Instructions for the task
Give back an exact copy of the lines from the start of the material through the line bearing "const _ = null;". Include both ends and nothing else.

┄┄┄┄┄┄┄┄┄┄┄┄┄┄┄┄┄┄┄┄

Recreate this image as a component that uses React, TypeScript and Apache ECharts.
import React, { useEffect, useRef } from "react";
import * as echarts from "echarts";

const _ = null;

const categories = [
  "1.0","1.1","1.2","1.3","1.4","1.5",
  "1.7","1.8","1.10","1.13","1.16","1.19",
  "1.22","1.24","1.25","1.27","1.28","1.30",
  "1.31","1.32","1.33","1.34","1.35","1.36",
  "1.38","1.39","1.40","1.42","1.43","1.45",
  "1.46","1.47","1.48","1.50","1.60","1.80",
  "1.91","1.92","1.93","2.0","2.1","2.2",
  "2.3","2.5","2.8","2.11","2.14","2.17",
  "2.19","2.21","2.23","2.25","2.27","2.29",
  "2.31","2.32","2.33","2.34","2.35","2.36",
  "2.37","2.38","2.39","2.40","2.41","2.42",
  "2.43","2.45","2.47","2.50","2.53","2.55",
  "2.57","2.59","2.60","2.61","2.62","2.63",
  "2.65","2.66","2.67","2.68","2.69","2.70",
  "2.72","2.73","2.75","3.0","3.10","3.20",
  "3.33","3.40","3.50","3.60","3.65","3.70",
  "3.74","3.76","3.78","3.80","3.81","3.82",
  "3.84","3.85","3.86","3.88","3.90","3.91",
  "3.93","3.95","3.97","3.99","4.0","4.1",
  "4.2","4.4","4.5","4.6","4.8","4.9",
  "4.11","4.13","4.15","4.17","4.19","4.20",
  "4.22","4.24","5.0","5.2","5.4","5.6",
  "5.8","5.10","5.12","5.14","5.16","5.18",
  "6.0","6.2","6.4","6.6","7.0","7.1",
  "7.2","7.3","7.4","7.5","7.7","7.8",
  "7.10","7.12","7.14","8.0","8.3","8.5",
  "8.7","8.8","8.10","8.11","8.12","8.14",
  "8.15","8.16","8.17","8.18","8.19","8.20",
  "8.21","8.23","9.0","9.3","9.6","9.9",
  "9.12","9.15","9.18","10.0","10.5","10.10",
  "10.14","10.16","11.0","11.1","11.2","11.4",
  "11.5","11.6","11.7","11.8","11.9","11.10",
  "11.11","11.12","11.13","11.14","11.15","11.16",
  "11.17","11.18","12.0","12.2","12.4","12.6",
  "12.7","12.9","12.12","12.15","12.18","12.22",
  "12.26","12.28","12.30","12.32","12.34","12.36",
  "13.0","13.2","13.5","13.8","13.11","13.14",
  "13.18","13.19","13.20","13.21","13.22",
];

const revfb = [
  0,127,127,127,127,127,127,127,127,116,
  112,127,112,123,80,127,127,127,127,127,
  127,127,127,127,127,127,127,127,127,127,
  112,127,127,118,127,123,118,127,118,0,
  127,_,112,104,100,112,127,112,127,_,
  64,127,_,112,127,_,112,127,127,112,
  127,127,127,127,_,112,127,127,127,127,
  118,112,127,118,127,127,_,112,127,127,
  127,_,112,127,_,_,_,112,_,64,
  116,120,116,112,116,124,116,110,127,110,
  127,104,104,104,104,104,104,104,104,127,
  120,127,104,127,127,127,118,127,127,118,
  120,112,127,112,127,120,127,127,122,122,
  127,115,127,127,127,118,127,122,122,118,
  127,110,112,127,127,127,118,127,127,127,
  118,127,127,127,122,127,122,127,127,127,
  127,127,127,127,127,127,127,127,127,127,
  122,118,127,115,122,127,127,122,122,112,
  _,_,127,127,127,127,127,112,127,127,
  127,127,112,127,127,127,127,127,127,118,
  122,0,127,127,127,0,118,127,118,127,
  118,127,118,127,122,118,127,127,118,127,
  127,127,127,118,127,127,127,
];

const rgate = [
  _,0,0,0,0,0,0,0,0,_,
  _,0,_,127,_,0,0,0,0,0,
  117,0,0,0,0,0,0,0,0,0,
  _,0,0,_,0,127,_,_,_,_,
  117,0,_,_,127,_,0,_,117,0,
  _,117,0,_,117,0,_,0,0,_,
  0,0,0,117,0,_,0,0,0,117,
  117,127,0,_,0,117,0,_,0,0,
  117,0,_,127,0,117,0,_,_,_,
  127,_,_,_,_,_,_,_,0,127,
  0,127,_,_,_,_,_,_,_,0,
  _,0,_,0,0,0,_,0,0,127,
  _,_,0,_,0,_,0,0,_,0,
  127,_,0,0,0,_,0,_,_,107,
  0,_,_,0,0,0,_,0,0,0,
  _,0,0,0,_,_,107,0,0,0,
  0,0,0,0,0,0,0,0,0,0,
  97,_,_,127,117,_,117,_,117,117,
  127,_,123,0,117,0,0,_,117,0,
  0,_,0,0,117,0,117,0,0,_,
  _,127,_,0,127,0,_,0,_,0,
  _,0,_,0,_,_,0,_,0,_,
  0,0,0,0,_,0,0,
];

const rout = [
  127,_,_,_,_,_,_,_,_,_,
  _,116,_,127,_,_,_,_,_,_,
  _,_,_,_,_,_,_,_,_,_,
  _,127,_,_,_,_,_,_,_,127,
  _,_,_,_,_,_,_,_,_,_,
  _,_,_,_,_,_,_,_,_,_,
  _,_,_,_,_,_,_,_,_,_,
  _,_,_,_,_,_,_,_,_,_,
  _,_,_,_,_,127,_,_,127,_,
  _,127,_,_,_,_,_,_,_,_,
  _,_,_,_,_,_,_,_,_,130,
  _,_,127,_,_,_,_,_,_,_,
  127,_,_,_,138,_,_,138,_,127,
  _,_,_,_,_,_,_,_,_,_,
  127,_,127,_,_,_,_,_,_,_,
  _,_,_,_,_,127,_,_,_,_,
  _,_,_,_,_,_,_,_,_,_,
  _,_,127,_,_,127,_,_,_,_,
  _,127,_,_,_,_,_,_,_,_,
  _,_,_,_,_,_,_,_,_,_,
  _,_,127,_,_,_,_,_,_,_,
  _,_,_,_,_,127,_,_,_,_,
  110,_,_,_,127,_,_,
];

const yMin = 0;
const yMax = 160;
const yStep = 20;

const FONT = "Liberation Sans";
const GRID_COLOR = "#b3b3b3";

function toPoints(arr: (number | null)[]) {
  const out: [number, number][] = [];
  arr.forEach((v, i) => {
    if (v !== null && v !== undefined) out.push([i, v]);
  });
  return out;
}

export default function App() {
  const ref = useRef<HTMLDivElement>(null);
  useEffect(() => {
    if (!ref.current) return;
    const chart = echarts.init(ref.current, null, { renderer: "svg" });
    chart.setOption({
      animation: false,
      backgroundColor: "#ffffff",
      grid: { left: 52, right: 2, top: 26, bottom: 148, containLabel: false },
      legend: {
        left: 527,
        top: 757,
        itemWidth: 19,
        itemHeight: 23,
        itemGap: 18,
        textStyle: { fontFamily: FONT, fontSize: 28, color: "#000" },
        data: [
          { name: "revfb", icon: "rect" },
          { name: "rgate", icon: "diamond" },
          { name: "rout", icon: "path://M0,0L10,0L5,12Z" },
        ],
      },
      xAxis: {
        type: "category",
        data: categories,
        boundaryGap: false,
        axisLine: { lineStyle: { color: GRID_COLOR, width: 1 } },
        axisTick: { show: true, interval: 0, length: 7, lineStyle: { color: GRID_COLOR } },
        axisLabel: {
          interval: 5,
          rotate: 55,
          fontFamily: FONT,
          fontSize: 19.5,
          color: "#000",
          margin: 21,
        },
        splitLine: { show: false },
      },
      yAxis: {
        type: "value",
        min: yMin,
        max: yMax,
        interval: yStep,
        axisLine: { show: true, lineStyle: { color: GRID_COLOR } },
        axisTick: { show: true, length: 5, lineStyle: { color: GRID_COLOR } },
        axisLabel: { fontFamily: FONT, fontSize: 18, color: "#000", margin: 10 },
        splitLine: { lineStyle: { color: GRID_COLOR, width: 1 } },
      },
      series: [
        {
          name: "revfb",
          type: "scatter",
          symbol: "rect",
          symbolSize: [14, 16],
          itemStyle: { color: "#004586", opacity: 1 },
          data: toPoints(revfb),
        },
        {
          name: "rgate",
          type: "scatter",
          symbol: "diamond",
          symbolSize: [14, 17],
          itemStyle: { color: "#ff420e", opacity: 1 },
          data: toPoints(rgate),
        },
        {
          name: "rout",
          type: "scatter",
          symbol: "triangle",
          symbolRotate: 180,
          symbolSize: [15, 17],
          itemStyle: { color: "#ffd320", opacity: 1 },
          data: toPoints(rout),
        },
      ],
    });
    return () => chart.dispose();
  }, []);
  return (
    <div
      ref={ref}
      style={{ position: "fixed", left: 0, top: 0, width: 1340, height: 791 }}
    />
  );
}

┄┄┄┄┄┄┄┄┄┄┄┄┄┄┄┄┄┄┄┄

Reply
Recreate this image as a component that uses React, TypeScript and Apache ECharts.
import React, { useEffect, useRef } from "react";
import * as echarts from "echarts";

const _ = null;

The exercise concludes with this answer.